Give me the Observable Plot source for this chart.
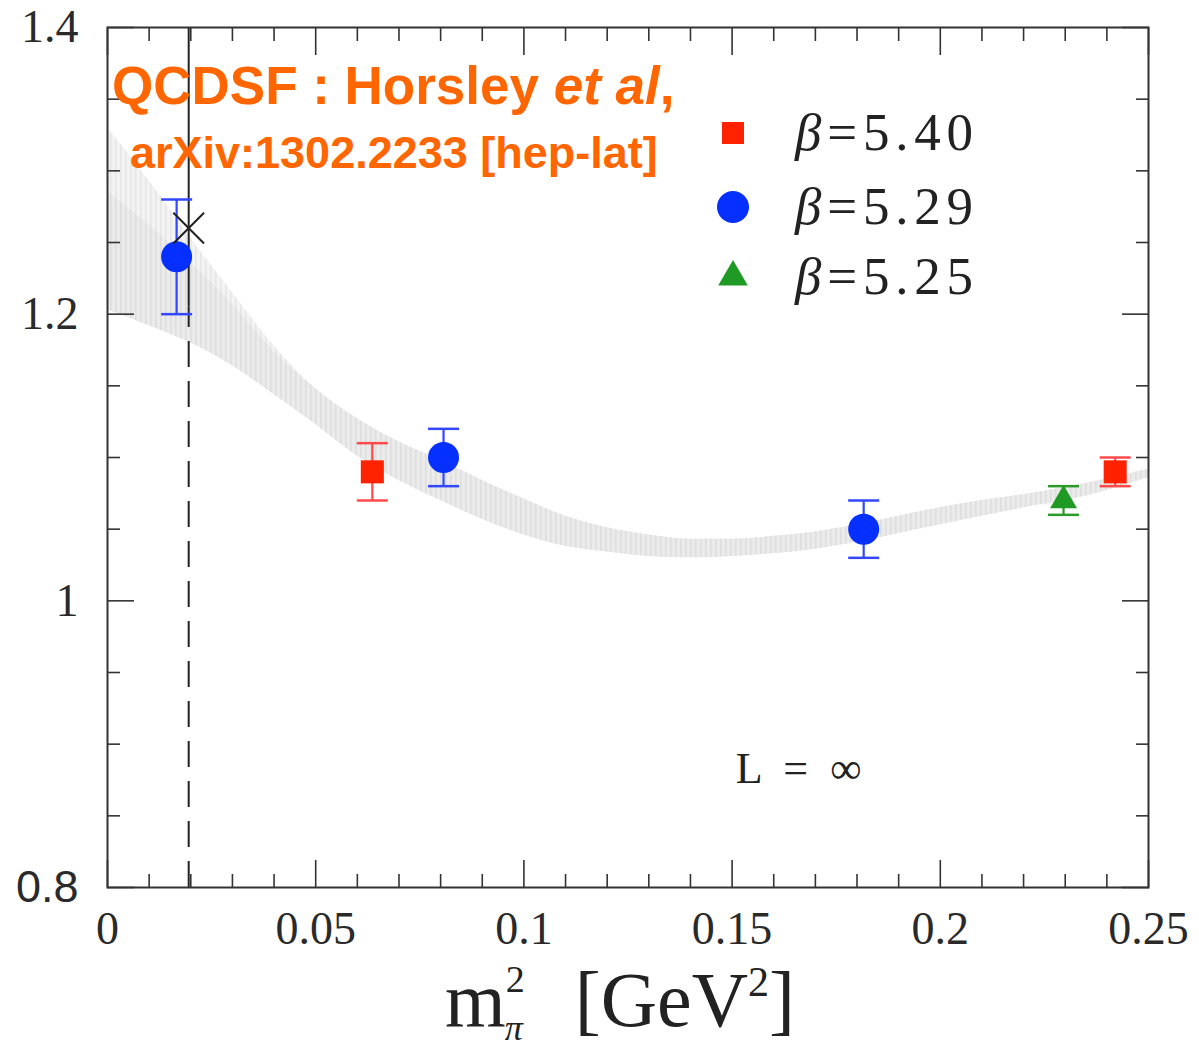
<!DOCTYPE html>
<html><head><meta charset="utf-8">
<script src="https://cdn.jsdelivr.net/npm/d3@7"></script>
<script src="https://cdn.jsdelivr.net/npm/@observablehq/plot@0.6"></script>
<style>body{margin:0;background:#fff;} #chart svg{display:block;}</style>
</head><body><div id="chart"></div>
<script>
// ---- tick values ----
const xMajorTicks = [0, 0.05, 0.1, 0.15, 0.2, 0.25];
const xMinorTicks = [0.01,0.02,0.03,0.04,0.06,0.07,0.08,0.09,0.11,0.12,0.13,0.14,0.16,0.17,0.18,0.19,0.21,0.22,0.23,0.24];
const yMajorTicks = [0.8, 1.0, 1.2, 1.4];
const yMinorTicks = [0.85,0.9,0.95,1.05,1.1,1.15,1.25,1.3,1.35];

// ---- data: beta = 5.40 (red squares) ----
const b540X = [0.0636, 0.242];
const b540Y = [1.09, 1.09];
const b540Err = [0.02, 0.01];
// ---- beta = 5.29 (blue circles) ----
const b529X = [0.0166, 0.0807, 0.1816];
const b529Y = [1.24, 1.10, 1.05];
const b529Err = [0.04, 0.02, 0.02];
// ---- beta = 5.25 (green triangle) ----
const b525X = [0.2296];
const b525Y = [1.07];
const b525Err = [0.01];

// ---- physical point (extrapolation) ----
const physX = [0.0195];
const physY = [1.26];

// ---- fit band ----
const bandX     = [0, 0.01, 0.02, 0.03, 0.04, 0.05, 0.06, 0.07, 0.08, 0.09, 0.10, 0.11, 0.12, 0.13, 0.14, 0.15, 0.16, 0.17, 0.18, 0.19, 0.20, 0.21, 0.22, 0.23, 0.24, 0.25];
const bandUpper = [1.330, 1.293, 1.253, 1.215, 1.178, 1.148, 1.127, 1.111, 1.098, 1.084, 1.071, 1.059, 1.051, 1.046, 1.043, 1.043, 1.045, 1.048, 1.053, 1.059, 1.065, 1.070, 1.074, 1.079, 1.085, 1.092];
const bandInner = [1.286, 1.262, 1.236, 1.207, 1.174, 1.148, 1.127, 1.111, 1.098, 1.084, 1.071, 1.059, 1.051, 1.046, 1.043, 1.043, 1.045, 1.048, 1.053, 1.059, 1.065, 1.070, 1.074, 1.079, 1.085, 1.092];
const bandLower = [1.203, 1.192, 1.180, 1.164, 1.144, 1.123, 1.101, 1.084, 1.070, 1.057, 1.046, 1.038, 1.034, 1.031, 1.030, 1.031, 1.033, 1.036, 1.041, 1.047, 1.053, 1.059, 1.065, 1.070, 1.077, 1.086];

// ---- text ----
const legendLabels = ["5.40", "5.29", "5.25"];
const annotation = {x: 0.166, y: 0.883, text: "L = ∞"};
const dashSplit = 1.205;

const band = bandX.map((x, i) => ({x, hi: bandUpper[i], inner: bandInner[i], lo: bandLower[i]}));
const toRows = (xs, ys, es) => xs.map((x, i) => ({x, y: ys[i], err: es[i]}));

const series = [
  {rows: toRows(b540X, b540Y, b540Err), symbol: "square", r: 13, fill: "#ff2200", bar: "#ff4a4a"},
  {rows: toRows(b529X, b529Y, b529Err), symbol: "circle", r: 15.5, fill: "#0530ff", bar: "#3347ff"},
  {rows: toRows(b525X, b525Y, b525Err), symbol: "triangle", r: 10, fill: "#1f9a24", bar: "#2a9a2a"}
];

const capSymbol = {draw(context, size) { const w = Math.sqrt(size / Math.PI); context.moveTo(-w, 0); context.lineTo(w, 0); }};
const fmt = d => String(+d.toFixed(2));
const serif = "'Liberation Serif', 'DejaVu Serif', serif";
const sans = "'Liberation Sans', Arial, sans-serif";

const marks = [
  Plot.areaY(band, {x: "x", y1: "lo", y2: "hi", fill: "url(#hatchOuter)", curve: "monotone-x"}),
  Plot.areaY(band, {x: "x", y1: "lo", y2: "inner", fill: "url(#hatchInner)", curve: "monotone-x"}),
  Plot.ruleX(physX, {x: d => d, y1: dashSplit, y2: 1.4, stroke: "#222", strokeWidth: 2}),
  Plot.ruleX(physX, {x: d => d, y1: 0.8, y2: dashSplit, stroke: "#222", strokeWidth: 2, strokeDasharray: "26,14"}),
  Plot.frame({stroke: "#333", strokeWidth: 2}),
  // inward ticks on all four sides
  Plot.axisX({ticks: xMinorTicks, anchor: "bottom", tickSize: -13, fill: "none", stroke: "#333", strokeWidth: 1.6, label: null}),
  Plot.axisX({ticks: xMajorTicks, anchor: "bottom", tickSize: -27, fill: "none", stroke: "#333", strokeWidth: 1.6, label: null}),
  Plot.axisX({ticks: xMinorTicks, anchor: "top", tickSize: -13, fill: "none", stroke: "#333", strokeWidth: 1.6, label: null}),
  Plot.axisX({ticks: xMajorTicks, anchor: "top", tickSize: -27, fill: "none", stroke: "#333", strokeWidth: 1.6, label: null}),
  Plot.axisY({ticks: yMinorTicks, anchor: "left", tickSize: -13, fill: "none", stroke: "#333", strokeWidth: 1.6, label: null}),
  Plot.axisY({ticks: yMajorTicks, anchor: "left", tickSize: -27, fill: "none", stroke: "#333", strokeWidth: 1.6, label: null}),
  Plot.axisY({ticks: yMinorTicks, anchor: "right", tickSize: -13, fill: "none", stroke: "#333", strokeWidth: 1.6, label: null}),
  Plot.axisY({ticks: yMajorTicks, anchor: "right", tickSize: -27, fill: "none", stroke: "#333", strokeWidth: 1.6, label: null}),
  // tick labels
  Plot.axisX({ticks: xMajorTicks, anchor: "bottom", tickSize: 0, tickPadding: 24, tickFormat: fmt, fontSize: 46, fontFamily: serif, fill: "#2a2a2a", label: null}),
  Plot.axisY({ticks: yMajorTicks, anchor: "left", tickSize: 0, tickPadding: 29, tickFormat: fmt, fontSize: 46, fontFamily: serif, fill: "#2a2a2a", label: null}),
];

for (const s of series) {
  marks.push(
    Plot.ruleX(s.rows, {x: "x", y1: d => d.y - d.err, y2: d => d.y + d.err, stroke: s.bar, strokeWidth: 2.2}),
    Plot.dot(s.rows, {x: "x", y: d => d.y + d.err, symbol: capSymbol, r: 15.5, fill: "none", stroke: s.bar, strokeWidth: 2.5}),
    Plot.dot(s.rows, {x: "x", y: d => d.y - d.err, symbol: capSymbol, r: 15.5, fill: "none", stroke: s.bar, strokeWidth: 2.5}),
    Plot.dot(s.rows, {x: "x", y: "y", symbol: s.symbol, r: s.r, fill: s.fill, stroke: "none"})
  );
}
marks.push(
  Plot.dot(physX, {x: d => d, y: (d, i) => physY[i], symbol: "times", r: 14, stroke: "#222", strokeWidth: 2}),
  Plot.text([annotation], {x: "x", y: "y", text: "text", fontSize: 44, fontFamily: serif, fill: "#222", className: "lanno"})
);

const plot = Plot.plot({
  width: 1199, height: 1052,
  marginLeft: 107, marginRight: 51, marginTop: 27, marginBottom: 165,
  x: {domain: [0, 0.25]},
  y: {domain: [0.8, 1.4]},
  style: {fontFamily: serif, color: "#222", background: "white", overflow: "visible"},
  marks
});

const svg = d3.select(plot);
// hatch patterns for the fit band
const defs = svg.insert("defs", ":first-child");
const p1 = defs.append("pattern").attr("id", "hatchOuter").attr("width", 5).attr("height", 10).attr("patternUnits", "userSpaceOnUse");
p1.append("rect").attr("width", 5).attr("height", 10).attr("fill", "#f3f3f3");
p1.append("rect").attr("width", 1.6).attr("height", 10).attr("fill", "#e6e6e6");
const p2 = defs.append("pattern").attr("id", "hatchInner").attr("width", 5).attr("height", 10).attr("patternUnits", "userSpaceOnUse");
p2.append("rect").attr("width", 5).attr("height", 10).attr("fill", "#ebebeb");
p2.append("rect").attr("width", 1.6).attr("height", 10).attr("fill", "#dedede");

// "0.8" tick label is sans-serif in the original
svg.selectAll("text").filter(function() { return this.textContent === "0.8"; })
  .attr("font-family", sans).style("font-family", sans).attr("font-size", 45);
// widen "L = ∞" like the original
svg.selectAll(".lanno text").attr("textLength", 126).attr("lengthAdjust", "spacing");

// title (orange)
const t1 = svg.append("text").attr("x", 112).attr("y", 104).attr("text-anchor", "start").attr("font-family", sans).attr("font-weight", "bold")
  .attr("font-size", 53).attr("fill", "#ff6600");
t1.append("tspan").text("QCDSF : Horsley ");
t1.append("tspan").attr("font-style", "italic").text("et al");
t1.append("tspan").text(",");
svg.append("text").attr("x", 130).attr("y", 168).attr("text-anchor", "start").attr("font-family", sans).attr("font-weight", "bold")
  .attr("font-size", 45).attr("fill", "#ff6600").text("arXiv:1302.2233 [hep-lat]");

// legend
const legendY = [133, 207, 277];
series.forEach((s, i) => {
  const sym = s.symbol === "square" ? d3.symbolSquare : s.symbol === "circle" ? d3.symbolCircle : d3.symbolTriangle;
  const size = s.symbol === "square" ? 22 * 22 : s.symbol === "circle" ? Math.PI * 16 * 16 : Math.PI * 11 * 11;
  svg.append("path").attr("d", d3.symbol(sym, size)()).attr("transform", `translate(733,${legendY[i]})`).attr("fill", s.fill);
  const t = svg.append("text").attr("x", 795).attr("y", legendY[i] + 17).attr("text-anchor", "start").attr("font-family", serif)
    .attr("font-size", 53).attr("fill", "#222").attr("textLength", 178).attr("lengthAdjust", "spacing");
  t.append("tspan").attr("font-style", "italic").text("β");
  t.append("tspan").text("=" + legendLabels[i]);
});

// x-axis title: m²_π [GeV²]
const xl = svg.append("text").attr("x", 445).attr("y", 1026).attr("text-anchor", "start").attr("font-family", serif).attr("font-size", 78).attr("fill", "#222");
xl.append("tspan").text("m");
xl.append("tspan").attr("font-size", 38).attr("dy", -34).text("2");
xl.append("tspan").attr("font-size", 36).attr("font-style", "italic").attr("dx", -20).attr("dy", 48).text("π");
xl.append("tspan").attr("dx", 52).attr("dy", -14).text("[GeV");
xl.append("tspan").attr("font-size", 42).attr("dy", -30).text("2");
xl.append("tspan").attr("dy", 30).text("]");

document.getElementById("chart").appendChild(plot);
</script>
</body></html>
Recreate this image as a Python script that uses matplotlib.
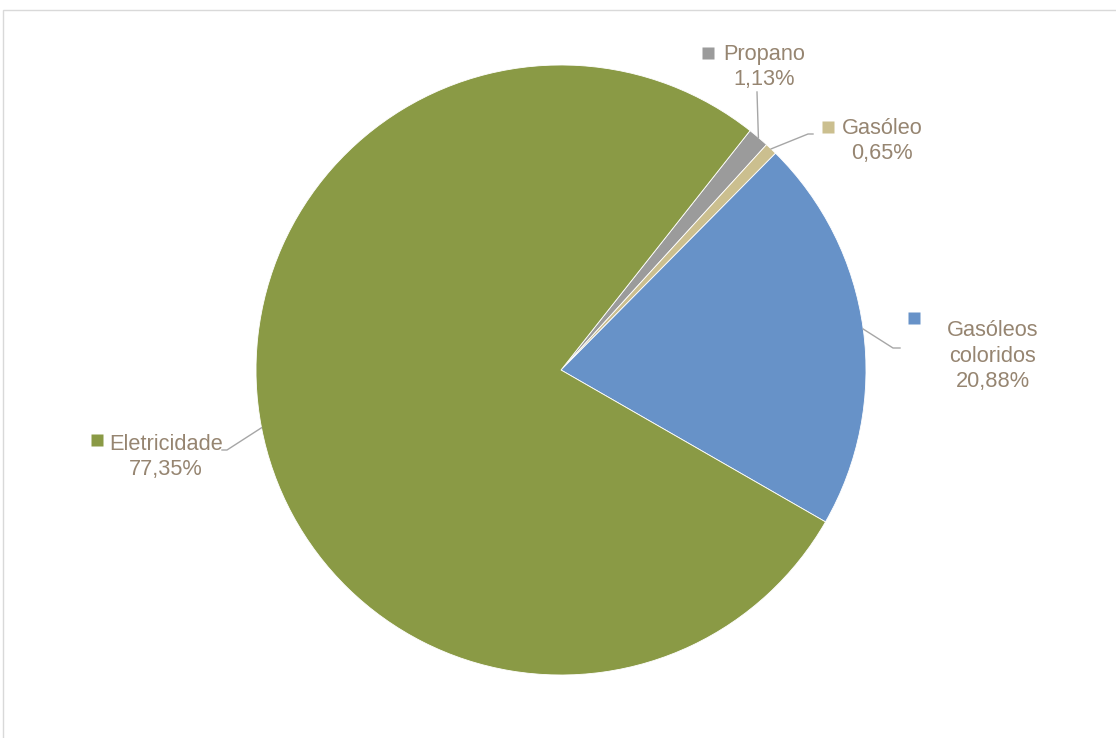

******

### EXERCISE DETAILS:
Print exactly the first line of the entries and every line after it through the one that contains "const toRows = (xs, ys, es)", leaving the pictures out.

### PROBLEM SOLUTION:
Give me the Observable Plot source for this chart.
<!DOCTYPE html>
<html><head><meta charset="utf-8">
<script src="https://cdn.jsdelivr.net/npm/d3@7"></script>
<script src="https://cdn.jsdelivr.net/npm/@observablehq/plot@0.6"></script>
<style>body{margin:0;background:#fff;} #chart svg{display:block;}</style>
</head><body><div id="chart"></div>
<script>
// ---- tick values ----
const xMajorTicks = [0, 0.05, 0.1, 0.15, 0.2, 0.25];
const xMinorTicks = [0.01,0.02,0.03,0.04,0.06,0.07,0.08,0.09,0.11,0.12,0.13,0.14,0.16,0.17,0.18,0.19,0.21,0.22,0.23,0.24];
const yMajorTicks = [0.8, 1.0, 1.2, 1.4];
const yMinorTicks = [0.85,0.9,0.95,1.05,1.1,1.15,1.25,1.3,1.35];

// ---- data: beta = 5.40 (red squares) ----
const b540X = [0.0636, 0.242];
const b540Y = [1.09, 1.09];
const b540Err = [0.02, 0.01];
// ---- beta = 5.29 (blue circles) ----
const b529X = [0.0166, 0.0807, 0.1816];
const b529Y = [1.24, 1.10, 1.05];
const b529Err = [0.04, 0.02, 0.02];
// ---- beta = 5.25 (green triangle) ----
const b525X = [0.2296];
const b525Y = [1.07];
const b525Err = [0.01];

// ---- physical point (extrapolation) ----
const physX = [0.0195];
const physY = [1.26];

// ---- fit band ----
const bandX     = [0, 0.01, 0.02, 0.03, 0.04, 0.05, 0.06, 0.07, 0.08, 0.09, 0.10, 0.11, 0.12, 0.13, 0.14, 0.15, 0.16, 0.17, 0.18, 0.19, 0.20, 0.21, 0.22, 0.23, 0.24, 0.25];
const bandUpper = [1.330, 1.293, 1.253, 1.215, 1.178, 1.148, 1.127, 1.111, 1.098, 1.084, 1.071, 1.059, 1.051, 1.046, 1.043, 1.043, 1.045, 1.048, 1.053, 1.059, 1.065, 1.070, 1.074, 1.079, 1.085, 1.092];
const bandInner = [1.286, 1.262, 1.236, 1.207, 1.174, 1.148, 1.127, 1.111, 1.098, 1.084, 1.071, 1.059, 1.051, 1.046, 1.043, 1.043, 1.045, 1.048, 1.053, 1.059, 1.065, 1.070, 1.074, 1.079, 1.085, 1.092];
const bandLower = [1.203, 1.192, 1.180, 1.164, 1.144, 1.123, 1.101, 1.084, 1.070, 1.057, 1.046, 1.038, 1.034, 1.031, 1.030, 1.031, 1.033, 1.036, 1.041, 1.047, 1.053, 1.059, 1.065, 1.070, 1.077, 1.086];

// ---- text ----
const legendLabels = ["5.40", "5.29", "5.25"];
const annotation = {x: 0.166, y: 0.883, text: "L = ∞"};
const dashSplit = 1.205;

const band = bandX.map((x, i) => ({x, hi: bandUpper[i], inner: bandInner[i], lo: bandLower[i]}));
const toRows = (xs, ys, es) => xs.map((x, i) => ({x, y: ys[i], err: es[i]}));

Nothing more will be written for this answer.